Notice that none of these statements focuses on projects or tactics. They focus on the envisioned future. When having a conversation with a potential marketing partner, framing your interests in terms of priorities will help you understand what’s possible…and which calls to cut short.
Making the Call on Outside Marketing Partnerships
A Place for the Generalist
It may seem like I’ve been pretty hard on generalist freelancers and firms, but I’m actually a huge fan. They are creative problem-solvers who play an important role in the economy; we need thousands of them to help businesses and nonprofits advance their missions. And generalists can undoubtedly be a big help to your team by taking on overflow during a busy season. But they don’t wake up every morning thinking about “school world.”
A Place for the Enrollment Marketing Specialist
Regardless of where your school is now — lots of room to grow, a few spaces to fill, or waitlists in every Age-and-Stage® — an experienced enrollment marketing specialist can add value. It’s not just about increasing your team’s capacity. A consultant or firm focusing on school growth will strengthen your team, help you prioritize effectively, and increase the return on your marketing investment.
You may need help for a season (i.e., developing an enrollment marketing plan), or there may be some functions you choose to outsource for the long-haul (i.e., managing digital marketing campaigns). You may realize that you need more than one marketing partner to work on different aspects of your strategy.
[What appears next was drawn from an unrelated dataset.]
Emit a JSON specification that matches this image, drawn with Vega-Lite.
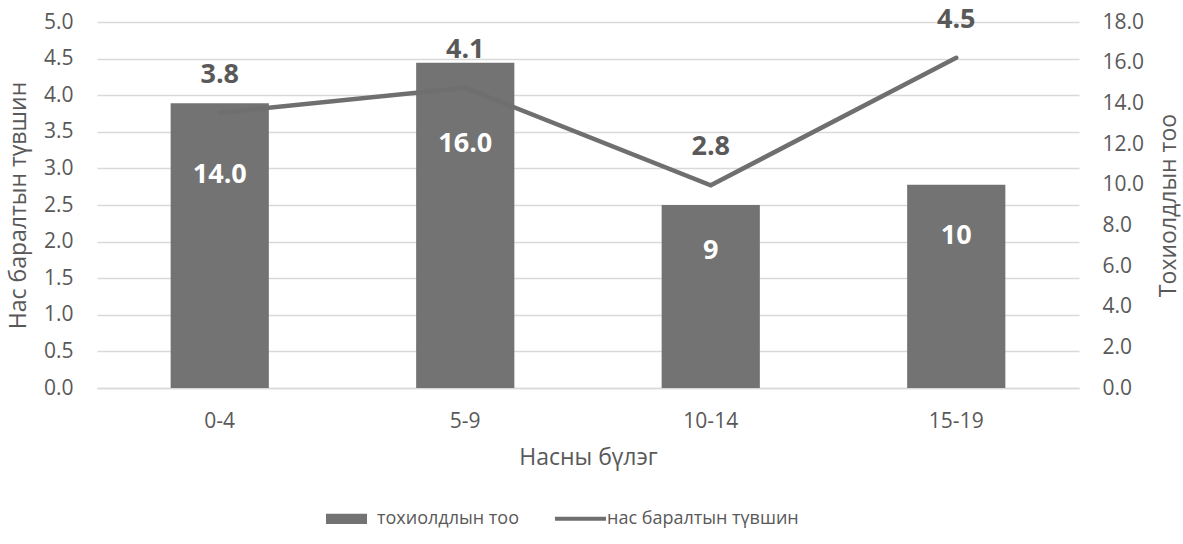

Strike up a conversation with an open mind and see where it takes you.
And, of course, a Place for Your Team
If you partner with an outside firm, your role is vital. You must convey your school’s culture, current reality, and areas where you’re seeking help. You help shape the scope and scale of the engagement. You work the process and provide support along the way. And you play a vital role in championing marketing initiatives among internal stakeholders.
Think of a partnership in terms of who does what best. Your team has strengths in certain areas, and the right partner will help you leverage those capabilities more effectively. In turn, they will bring to the conversation a set of insights and approaches that create clarity and generate traction. You’re coming together around shared goals, and the progress should be evident to all involved.
Take a Deep Breath…and Fall Back
Sometimes when we’re hiring for a new position at North Star Marketing, I’ll ask one of my current team members, “If you were spending your own money, would you hire this person?” Their response in that moment is telling.
As you consider the criteria for engaging with outside firms, imagine you’re spending your own money. Think about the results you want to see. Who has a track record of success with other schools? Who will take you further faster? Where do you turn when you don’t know what you don’t know? Which partner will make your team better?
Enrollment marketing has no guarantees because no one can predict how the market will respond. But partnering with a specialist can greatly reduce your risk and significantly increase your likelihood of success.
Of course, North Star Marketing isn’t the only firm specializing in the enrollment marketing space. There are several highly credible experts with well-defined niches in school world. If you want to go deeper, I invite you to join us out here on the ends of the bell curve. We’ll be hanging out with the rest of the geeks who love enrollment marketing. I think you’ll feel right at home.